As Waffle House restaurants are generally open 24 hours regardless of weather, using their closing as an indicator may be a brilliant idea.
There are three levels that indicate the level of disaster. Green means there is a full menu while yellow means there is limited or no power. The “red” indicator means restaurants are closed which is not a good sign for the region.
You would think that an agency that evaluates and responds to major disasters would use a more technical indicator; but whatever works I guess.
Animals with Fraudulent Degrees:
Wikipedia, for some odd reason, maintains a list of animals who have received fraudulent degrees. These are actual animals who have received degrees from institutions of higher education. But, how does that happen?
Apparently, people use names of pets to attempt to get degrees from colleges and universities that run “diploma mills.” Seems like people have too much time on their hands if they want to subject their pets to uncovering degree fraud. However, it has led to some good.
In 2014, a cat named Colby Nolan was awarded an MBA from a university. This led to the school being sued by the Pennsylvania attorney general’s office.
Mojave Phone Booth:
Not sure why anyone would care about a phone booth? However, this one in the Mojave Desert garnered a lot of press over the years. It was the location of the phone booth that drew so much attention.
Originally set up for miners in the 1940s, the Mojave phone booth was removed in 2000 by Pacific Bell.
Located at the intersection of two dirt roads in the desert, the phone booth was miles from any building. Basically, in the middle of nowhere. It was the New York Times who ran a piece in 1999 asking “if a pay phone rings, who will answer?” The article sparked a wave of people visiting the phone booth until it was eventually removed in 2000.
Words Containing Q Not Followed By U:
When you’re bored of playing Scrabble but still want to impress your friends, you come up with something like … oh, I don’t know … a list of words containing Q not followed by U? That’s exactly what someone did on Wikipedia.
The page is pretty popular as it was nominated as a featured list article on the site.
A fun fact: there are a total of 71 words in the English language that follow these parameters. Use that for a discussion at your next event. You’re sure to be the life of the party (but probably not).
Ranked as one of the most embarrassing moments in the history of the New York Jets (Sorry, Gary Vee), the “butt fumble” was such a memorable play that it has its own Wikipedia page.
For those who don’t watch football, the butt fumble was a play where Mark Sanchez, then quarterback of the Jets, collided with one of his teammate’s rear end. The contact caused a fumble that was dubbed the “butt fumble” by fans and the media.
The funny thing is, as you can see from the video above, Sanchez ran directly into his teammate as if he did it intentionally. We know he didn’t, but that’s what makes it funny, I guess.
List of List of Articles:
Wikipedia contains thousands of “listicles,” articles that are basically lists of information. An example is “list of rivers of California.”

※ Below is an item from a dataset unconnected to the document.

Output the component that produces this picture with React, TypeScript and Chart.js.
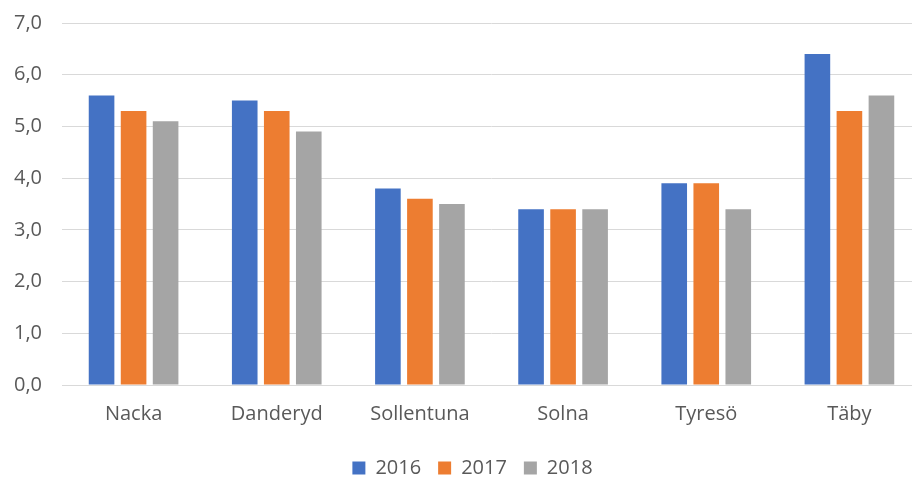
import React, { useEffect, useRef } from "react";
import { Chart, registerables } from "chart.js";

Chart.register(...registerables);

const categories = ["Nacka", "Danderyd", "Sollentuna", "Solna", "Tyresö", "Täby"];
const seriesNames = ["2016", "2017", "2018"];
const values2016 = [5.6, 5.5, 3.8, 3.4, 3.9, 6.4];
const values2017 = [5.3, 5.3, 3.6, 3.4, 3.9, 5.3];
const values2018 = [5.1, 4.9, 3.5, 3.4, 3.4, 5.6];
const yTicks = [0, 1, 2, 3, 4, 5, 6, 7];

const colors = ["#4472C4", "#ED7D31", "#A5A5A5"];
const textColor = "#595959";
const gridColor = "#d9d9d9";
const fontFamily = "'Open Sans', sans-serif";

const legendShift = {
  id: "legendShift",
  afterLayout(chart: any) {
    if (chart.legend) {
      chart.legend.left += 12;
      chart.legend.right += 12;
    }
  },
};

export default function App() {
  const ref = useRef<HTMLCanvasElement | null>(null);

  useEffect(() => {
    if (!ref.current) return;
    const allValues = [values2016, values2017, values2018];
    const chart = new Chart(ref.current, {
      type: "bar",
      data: {
        labels: categories,
        datasets: seriesNames.map((name, i) => ({
          label: name,
          data: allValues[i],
          backgroundColor: colors[i],
          borderWidth: 0,
          categoryPercentage: 0.671,
          barPercentage: 0.8,
        })),
      },
      options: {
        responsive: false,
        animation: false,
        layout: { padding: { top: 23, left: 0, right: 0, bottom: 0 } },
        plugins: {
          tooltip: { enabled: false },
          legend: {
            position: "bottom",
            labels: {
              boxWidth: 13,
              boxHeight: 13,
              padding: 17,
              color: textColor,
              font: { family: fontFamily, size: 20 },
            },
          },
        },
        scales: {
          x: {
            grid: { display: false, drawTicks: false },
            border: { color: gridColor },
            ticks: {
              color: textColor,
              font: { family: fontFamily, size: 20 },
              padding: 17,
            },
            afterFit: (s: any) => {
              s.height = 56;
            },
          },
          y: {
            min: 0,
            max: 7,
            afterBuildTicks: (s: any) => {
              s.ticks = yTicks.map((v) => ({ value: v }));
            },
            ticks: {
              color: textColor,
              font: { family: fontFamily, size: 20 },
              padding: 20,
              callback: (v: any) => Number(v).toFixed(1).replace(".", ","),
            },
            grid: { color: gridColor, drawTicks: false, lineWidth: 1 },
            border: { display: false },
            afterFit: (s: any) => {
              s.width = 62;
              s.paddingTop = 0;
              s.paddingBottom = 0;
            },
          },
        },
      },
      plugins: [legendShift],
    });
    return () => chart.destroy();
  }, []);

  return (
    <div
      style={{
        position: "absolute",
        left: 0,
        top: 0,
        width: 912,
        height: 482,
        overflow: "hidden",
        background: "#ffffff",
      }}
    >
      <canvas ref={ref} width={921} height={488} style={{ display: "block" }} />
    </div>
  );
}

In fact, Wikipedia has so many lists that there are listicles that contain lists of lists. An example is “list of rivers of the United States” which contains list of rivers in the U.S. by state.
Nothing seems weird so far until you get the listicle called “list of lists of lists.” Yes, Wikipedia has such a page. It lists out all lists and sub-lists related to each topic. An example is “list of films” which shows the “list of films by country” which has sub-lists such as “list of Argentine films” which has sub-lists of “list of Argentine films” by specific decades.
I completely understand the attempt at organization, but this is just a little redundant.
Longest Word in English:
Calling all Scrabble and Countdown fans. Want to really impress someone? Then learn the longest word in the English language. Can you guess how many letters?
Well, whatever you guessed you were likely wrong. The actual number is 189,819. I can only tell you that it is the chemical name for tintin as I don’t have enough room to list the full name in this article. You can also check it out on the Wikipedia page which also contains the second longest word in English which sits at 1,909 letters.
So what are your favorite strange and unusual articles you’ve seen on Wikipedia?